刑法一五六条の虚偽公文書作成罪は、公文書の作成権限者たる公務員を主体とする身分犯ではあるが、作成権限者たる公務員の職務を補佐して公文書の起案を担当する職員が、その地位を利用し行使の目的をもってその職務上起案を担当する文書につき内容虚偽のものを起案し、これを情を知らない右上司に提出し上司をして右起案文書の内容を真実なものと誤信して署名若しくは記名、捺印せしめ、もって内容虚偽の公文書を作らせた場合の如きも、なお、虚偽公文書作成罪の間接正犯の成立あるものと解すべきである。けだし、この場合においては、右職員は、その職務に関し内容虚偽の文書を起案し情を知らない作成権限者たる公務員を利用して虚偽の公文書を完成したものとみるを相当とするからである(昭和一〇年(れ)第一四二四号同一一年二月一四日大審院判決、昭和一五年(れ)第六三号同年四月二日大審院判決参照)。

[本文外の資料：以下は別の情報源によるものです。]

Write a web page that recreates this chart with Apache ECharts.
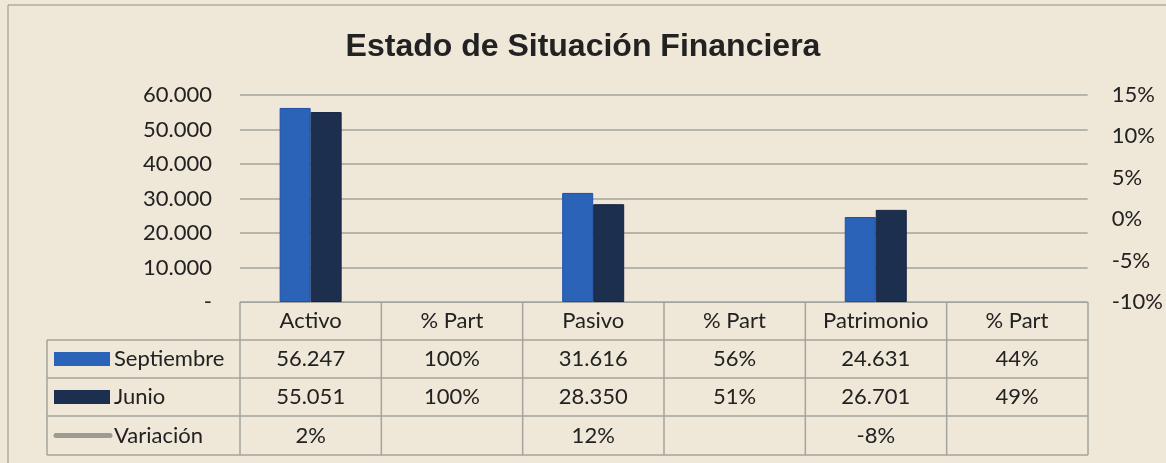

これを本件についてみると、原判決の是認した第一審判決の判示認定事実によれば、被告人は、その第一の(一)及び(二)の犯行当時、宮城県栗原地方事務所において同地方事務所長斎藤倫一の下にあって同地方事務所の建築係として一般建築に関する建築申請書類の審査、建築物の現場審査並びに住宅金融公庫よりの融資により建築される住宅の建築設計審査、建築進行状況の審査及びこれらに関する文書の起案等の職務を担当していたものであるところ、その地位を利用し行使の目的をもって右第一の(一)及び(二)の判示の如く未だ着工していない鈴木源二の住宅の現場審査申請書に、建前が完了した旨又は屋根葺、荒壁が完了した旨いずれも虚偽の報告記載をなし、これを右住宅の現場審査合格書の作成権限者たる右地方事務所長に提出し、情を知らない同所長をして真実その報告記載のとおり建築が進行したものと誤信させて所要の記名、捺印をなさしめ、もってそれぞれ内容虚偽の現場審査合格書を作らせたものであるから、被告人の右所為を刑法一五六条に問擬し、右虚偽の各審査合格書を各関係官庁並びに銀行に提出行使した所為を各同法一五八条の罪を構成するものと認定した第一審判決を是認した原判決は正当であるといわなければならない。所論引用の当裁判所の判例は、公務員でない者が虚偽の申立をなし情を知らない公務員をして虚偽の文書を作らせた事案に関するものであって、本件に適切でない。論旨は理由がない。

よって刑訴四〇八条により裁判官全員一致の意見で主文のとおり判決する。